United States v. Aaron Pruett
16-56858
| 9th Cir. | Nov 30, 2017Background
- Defendant Aaron Scott Pruett pleaded guilty in 1996 to armed bank robbery (18 U.S.C. § 2113(a),(d)) and to using/carrying a firearm during the robbery (18 U.S.C. § 924(c)(1)).
- He was sentenced as a career offender under U.S.S.G. § 4B1.1 based on two prior California robbery convictions (Cal. Penal Code § 211).
- Pruett filed a § 2255 motion arguing that the residual clauses of 18 U.S.C. § 924(c)(3) and U.S.S.G. § 4B1.2(1) are unconstitutionally vague under Johnson v.
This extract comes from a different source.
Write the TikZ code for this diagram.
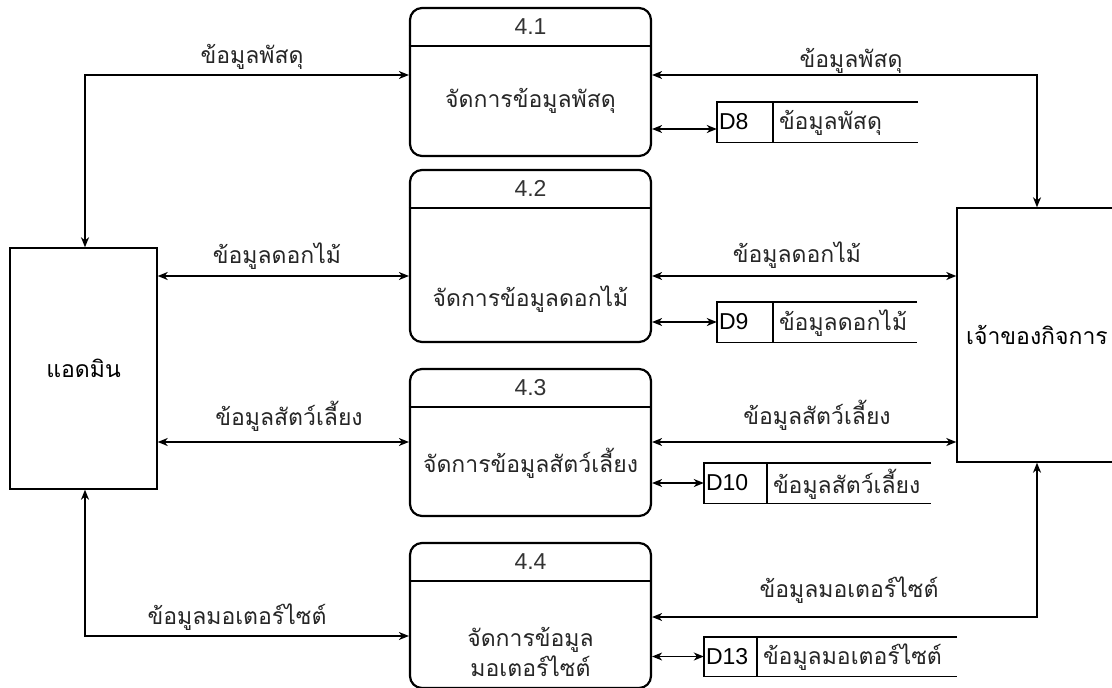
\documentclass[tikz,border=0pt]{standalone}
\usepackage{fontspec}
\setmainfont{Liberation Sans}
\newfontfamily\thai[Script=Thai]{Loma}
\usetikzlibrary{arrows.meta}
\tikzset{
  tip/.tip={Stealth[length=10pt,width=8pt,inset=3pt]},
  proc/.style={draw, line width=2.2pt, rounded corners=12pt, minimum width=241pt, inner sep=0pt},
  ent/.style={draw, line width=1.4pt, inner sep=0pt, font=\thai\fontsize{23}{27}\selectfont},
  flowone/.style={line width=1.4pt, -tip},
  flowtwo/.style={line width=1.4pt, tip-tip},
  lab/.style={inner sep=0pt, font=\thai\fontsize{23}{27}\selectfont, text=black!85},
  num/.style={inner sep=0pt, font=\fontsize{23}{27}\selectfont, text=black!80},
  hline/.style={line width=2.2pt},
  storeline/.style={line width=1.4pt},
  storebox/.style={draw=none, inner sep=0pt},
}
\begin{document}
\begin{tikzpicture}[x=1pt,y=-1pt]
\useasboundingbox (0,0) rectangle (1112,688);

% external entities
\node[ent, minimum width=147pt, minimum height=241pt] (admin) at (83.5,368.5) {แอดมิน};
\node[ent, minimum width=160pt, minimum height=254pt] (owner) at (1037,335) {เจ้าของกิจการ};

% processes
\node[proc, minimum height=148pt] (p1) at (530.5,82) {};
\node[proc, minimum height=172pt] (p2) at (530.5,256) {};
\node[proc, minimum height=147pt] (p3) at (530.5,442.5) {};
\node[proc, minimum height=145pt] (p4) at (530.5,615.5) {};
\foreach \p/\n in {p1/4.1,p2/4.2,p3/4.3,p4/4.4}{
  \draw[hline] ([yshift=-39pt]\p.north west) -- ([yshift=-39pt]\p.north east);
  \node[num] (\p num) at ([yshift=-20pt]\p.north) {\n};
}
\node[lab] (p1t) at (530.5,101) {จัดการข้อมูลพัสดุ};
\node[lab] (p2t) at (530.5,299) {จัดการข้อมูลดอกไม้};
\node[lab] (p3t) at (530.5,463) {จัดการข้อมูลสัตว์เลี้ยง};
\node[lab, align=center] (p4t) at (530.5,652) {จัดการข้อมูล\\[3pt]มอเตอร์ไซต์};

% data stores
\node[storebox, minimum width=201pt, minimum height=40pt] (d8) at (817.5,122) {};
\node[storebox, minimum width=200pt, minimum height=40pt] (d9) at (817,322) {};
\node[storebox, minimum width=227pt, minimum height=40pt] (d10) at (817.5,483) {};
\node[storebox, minimum width=253pt, minimum height=39pt] (d13) at (830.5,656.5) {};
\foreach \d/\w/\id/\txt in {d8/56/D8/ข้อมูลพัสดุ, d9/56/D9/ข้อมูลดอกไม้, d10/63/D10/ข้อมูลสัตว์เลี้ยง, d13/53/D13/ข้อมูลมอเตอร์ไซต์}{
  \draw[storeline] (\d.north east) -- (\d.north west) -- (\d.south west) -- (\d.south east);
  \draw[storeline] ([xshift=\w pt]\d.north west) -- ([xshift=\w pt]\d.south west);
  \node[num, anchor=west, text=black] (\d id) at ([xshift=2pt]\d.west) {\id};
  \node[lab, anchor=west] (\d txt) at ([xshift=\w pt+6pt, yshift=-1pt]\d.west) {\txt};
}

% helper coordinates
\coordinate (a1) at (85,75);
\coordinate (o1) at (1037,75);
\coordinate (y2) at (0,276);
\coordinate (y3) at (0,442);
\coordinate (a4) at (85,636);
\coordinate (o4) at (1037,617);

% flows admin side
\draw[flowtwo] (admin.north -| a1) -- (a1) -- (a1 -| p1.west);
\draw[flowtwo] (admin.east |- y2) -- (p2.west |- y2);
\draw[flowtwo] (admin.east |- y3) -- (p3.west |- y3);
\draw[flowtwo] (admin.south -| a4) -- (a4) -- (a4 -| p4.west);

% flows owner side
\draw[flowtwo] (owner.north) -- (o1) -- (o1 -| p1.east);
\draw[flowtwo] (p2.east |- y2) -- (owner.west |- y2);
\draw[flowtwo] (p3.east |- y3) -- (owner.west |- y3);
\draw[flowtwo] (owner.south) -- (o4) -- (o4 -| p4.east);

% store flows
\coordinate (s8) at (0,129);
\draw[flowtwo] (p1.east |- s8) -- (d8.west |- s8);
\draw[flowtwo] (p2.east |- d9.west) -- (d9.west);
\draw[flowtwo] (p3.east |- d10.west) -- (d10.west);
\draw[flowtwo] (p4.east |- d13.west) -- (d13.west);

% labels
\node[lab] (l1) at (252,57) {ข้อมูลพัสดุ};
\node[lab] (r1) at (851,61) {ข้อมูลพัสดุ};
\node[lab] (l2) at (277,256) {ข้อมูลดอกไม้};
\node[lab] (r2) at (797,255) {ข้อมูลดอกไม้};
\node[lab] (l3) at (289,416) {ข้อมูลสัตว์เลี้ยง};
\node[lab] (r3) at (817,415) {ข้อมูลสัตว์เลี้ยง};
\node[lab] (l4) at (237,617) {ข้อมูลมอเตอร์ไซต์};
\node[lab] (r4) at (849,590) {ข้อมูลมอเตอร์ไซต์};
\end{tikzpicture}
\end{document}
United States.
- The panel reviewed de novo and noted that, at the time of sentencing, both federal armed robbery and California robbery were recognized in this circuit as crimes of violence under the force clause (i.e., they have as an element the use, attempted use, or threatened use of physical force).
- Because the convictions independently satisfied the force clauses, the sentencing did not rely on the residual clauses; thus Johnson-based challenges to the residual clause did not make Pruett’s § 2255 motion timely under 28 U.S.C. § 2255(f)(3).
- The Ninth Circuit affirmed the denial of § 2255 relief; a concurrence agreed with the outcome but discussed a different approach to timeliness when intervening Supreme Court decisions change the law.
Issues
| Issue | Pruett's Argument | Government's Argument | Held |
|---|---|---|---|
| Whether Johnson renders Pruett's § 2255 timely because residual clauses were unconstitutionally vague | Residual clauses of § 924(c)(3) and U.S.S.G. § 4B1.2(1) are void for vagueness under Johnson, so his sentence was imposed in violation of the Constitution and § 2255(f)(3) tolls timeliness | Pruett’s convictions already qualified as crimes of violence under the force clause at sentencing, so the court did not rely on residual clauses; Johnson does not render his § 2255 timely | Denied — convictions qualified under force clause, so residual-clause invalidation does not make § 2255 timely; denial affirmed |
| Whether a later change in Supreme Court law can make a preexisting sentence timely under § 2255 even if the sentence originally rested on force-clause reasoning (concurrence) | (Illustrative hypo) A defendant sentenced under a force-clause theory should still be able to seek § 2255 relief if subsequent case law later invalidates the residual clause relied upon elsewhere | Majority treats the state of the law at sentencing as dispositive for timeliness; concurrence disagrees and would not bar relief solely because the sentencing court could have relied on a now-questioned clause | Concurrence would allow a different timeliness analysis; majority did not reach this broader § 2255(f)(3) reading and affirmed on the ground that force-clause predicates remain intact |
Key Cases Cited
- United States v. Selfa, 918 F.2d 749 (9th Cir. 1990) (federal bank robbery qualifies as a crime of violence under the force clause)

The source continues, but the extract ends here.